For the carry box [at the high school reunion], we had to put it on an engine that is made out of pistons that came from Vancouver, where it was mocking the same movement as the guide, and carried the traveling boxes for them so we were able to shoot them on kind of a gimbal. There was all that flying camera, all over the stage, through cables, to find the distance at a human height—all that wonderful stuff. [laughs]
What was it like shooting in Norway, on the water and in the post-apocalyptic sanctuary you created?
It was amazing. We went to Norway the year before, and we found the yacht the fjord that we wanted to use. We had to decide everything almost a year before we went to shooting because then when we started, we knew that you could reach the Northern part of the island.

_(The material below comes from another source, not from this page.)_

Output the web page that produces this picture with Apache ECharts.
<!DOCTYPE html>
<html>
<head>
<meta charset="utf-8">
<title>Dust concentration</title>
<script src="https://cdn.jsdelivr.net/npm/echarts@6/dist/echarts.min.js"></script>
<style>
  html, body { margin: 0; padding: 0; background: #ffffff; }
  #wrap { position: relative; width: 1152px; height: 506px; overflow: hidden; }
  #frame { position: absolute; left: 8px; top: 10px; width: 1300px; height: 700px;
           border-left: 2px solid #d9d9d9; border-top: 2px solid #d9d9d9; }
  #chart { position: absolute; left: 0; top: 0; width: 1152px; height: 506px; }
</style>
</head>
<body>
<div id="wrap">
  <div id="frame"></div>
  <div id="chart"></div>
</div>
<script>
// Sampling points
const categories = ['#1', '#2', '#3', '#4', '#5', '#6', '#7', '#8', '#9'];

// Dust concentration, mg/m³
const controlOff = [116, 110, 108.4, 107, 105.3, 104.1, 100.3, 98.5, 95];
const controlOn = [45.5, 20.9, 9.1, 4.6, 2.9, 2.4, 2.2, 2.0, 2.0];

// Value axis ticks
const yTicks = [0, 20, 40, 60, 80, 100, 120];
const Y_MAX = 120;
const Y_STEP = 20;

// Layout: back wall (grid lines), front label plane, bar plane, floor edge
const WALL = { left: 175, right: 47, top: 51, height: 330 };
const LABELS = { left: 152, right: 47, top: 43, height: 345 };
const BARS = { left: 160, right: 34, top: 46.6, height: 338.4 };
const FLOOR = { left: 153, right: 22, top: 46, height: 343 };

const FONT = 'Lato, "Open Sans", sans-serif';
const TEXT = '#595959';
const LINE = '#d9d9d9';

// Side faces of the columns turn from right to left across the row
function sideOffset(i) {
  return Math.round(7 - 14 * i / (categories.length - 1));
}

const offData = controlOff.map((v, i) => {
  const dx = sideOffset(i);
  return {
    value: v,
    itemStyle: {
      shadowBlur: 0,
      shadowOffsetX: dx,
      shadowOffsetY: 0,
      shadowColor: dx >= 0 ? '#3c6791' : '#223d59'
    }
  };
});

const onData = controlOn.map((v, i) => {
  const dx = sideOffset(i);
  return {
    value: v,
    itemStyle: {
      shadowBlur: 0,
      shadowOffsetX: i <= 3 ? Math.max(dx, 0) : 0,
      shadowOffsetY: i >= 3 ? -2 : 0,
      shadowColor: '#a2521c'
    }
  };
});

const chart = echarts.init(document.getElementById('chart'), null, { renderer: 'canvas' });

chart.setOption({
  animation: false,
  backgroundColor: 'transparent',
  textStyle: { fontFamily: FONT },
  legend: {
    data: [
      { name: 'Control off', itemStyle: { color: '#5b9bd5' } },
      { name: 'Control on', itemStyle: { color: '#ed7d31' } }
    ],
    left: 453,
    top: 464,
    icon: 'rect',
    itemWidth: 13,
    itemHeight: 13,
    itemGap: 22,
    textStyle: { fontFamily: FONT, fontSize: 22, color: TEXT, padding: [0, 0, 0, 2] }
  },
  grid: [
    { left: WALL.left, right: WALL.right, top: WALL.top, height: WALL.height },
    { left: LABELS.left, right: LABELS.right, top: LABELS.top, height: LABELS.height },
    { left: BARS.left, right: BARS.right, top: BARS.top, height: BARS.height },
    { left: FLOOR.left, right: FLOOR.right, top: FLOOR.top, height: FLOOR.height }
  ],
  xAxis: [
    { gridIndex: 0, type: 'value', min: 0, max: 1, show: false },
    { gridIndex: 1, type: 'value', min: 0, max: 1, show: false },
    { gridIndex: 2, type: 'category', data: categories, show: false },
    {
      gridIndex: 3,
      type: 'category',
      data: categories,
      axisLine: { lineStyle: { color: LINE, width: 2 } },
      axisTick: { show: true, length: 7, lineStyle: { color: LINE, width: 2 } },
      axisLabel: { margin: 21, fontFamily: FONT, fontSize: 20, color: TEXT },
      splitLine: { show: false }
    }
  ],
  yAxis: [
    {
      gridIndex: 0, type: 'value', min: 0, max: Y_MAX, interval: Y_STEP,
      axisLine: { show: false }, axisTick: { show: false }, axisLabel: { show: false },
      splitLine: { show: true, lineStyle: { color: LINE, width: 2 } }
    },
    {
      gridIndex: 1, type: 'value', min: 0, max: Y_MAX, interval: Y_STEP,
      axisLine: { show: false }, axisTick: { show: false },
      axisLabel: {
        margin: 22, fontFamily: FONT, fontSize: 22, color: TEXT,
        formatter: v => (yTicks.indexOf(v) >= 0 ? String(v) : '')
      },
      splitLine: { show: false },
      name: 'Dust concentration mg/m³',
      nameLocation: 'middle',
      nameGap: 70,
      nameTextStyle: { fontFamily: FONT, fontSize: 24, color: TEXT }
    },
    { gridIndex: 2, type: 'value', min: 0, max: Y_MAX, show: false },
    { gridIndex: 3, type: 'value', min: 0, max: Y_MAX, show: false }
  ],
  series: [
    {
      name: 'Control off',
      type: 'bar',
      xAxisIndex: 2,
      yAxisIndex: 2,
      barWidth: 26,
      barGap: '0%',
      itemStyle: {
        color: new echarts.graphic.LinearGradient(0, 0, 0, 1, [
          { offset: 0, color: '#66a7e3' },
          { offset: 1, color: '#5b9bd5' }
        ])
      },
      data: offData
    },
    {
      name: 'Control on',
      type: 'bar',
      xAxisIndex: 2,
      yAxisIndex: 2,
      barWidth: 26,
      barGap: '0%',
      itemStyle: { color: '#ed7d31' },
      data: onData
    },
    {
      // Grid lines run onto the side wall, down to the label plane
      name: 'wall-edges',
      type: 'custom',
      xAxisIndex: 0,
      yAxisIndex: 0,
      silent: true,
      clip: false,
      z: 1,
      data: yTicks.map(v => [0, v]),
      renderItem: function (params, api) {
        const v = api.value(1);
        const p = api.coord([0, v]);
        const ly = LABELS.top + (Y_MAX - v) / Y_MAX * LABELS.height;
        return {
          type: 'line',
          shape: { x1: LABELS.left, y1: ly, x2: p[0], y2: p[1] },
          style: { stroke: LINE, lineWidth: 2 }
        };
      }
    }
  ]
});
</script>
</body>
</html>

We shot in the very North of Norway, so we were above the North Pole and it was beautiful in the summer.
But we had to go a year before, and I hired a crew from Oslo. The village was built in Canada, near Toronto, in a quarry near a lake—so, the village was dropped digitally into the fjord. But the boat and the port and the wagon, that was all in Norway. Obviously, there was a long research process on how to reproduce Norway in Canada. I went to Norway several times.
Can you expand on the process of designing the homes we see in Leisure Land?
That is a very interesting question because to me, that was a very interesting part of the design. It was inventing a new world that hasn’t been seen yet, so the first stipulation to me was the real estate boom of America, post-war in the ’50s, especially in the West, where they were selling the American dream of the perfect world, with a stable economy and the association of a perfect life with material goods. Everything that you desire.
I took inspiration from there, and from a mix of golf courses and retirement communities in Florida. We had a couple of urban planners that were consulting for us as we designed a city that, from far away, when you’re up above, has the iconic characteristics of a real city. So, we leaned on an urban planning firm, who helped us to design the size of the roads, the sidewalk—a lot of details that we didn’t know. We wanted to be really real—you can’t fake it, because then it becomes a toy, and it doesn’t have the same view you have when you’re landing in Nebraska.
Then, a little bit of inspiration was the ideal of a city of the Renaissance architects, where the urban plan is circle and the center is the square. Those are very repetitive themes through all the centuries of architectural history because every map the architect has tried to design, they’re all ideal cities. So there was a lot of material.
We wanted to be normal and believable and real; we didn’t want to do a fairy tale, so you had to contain yourself with the instinct of overdoing it.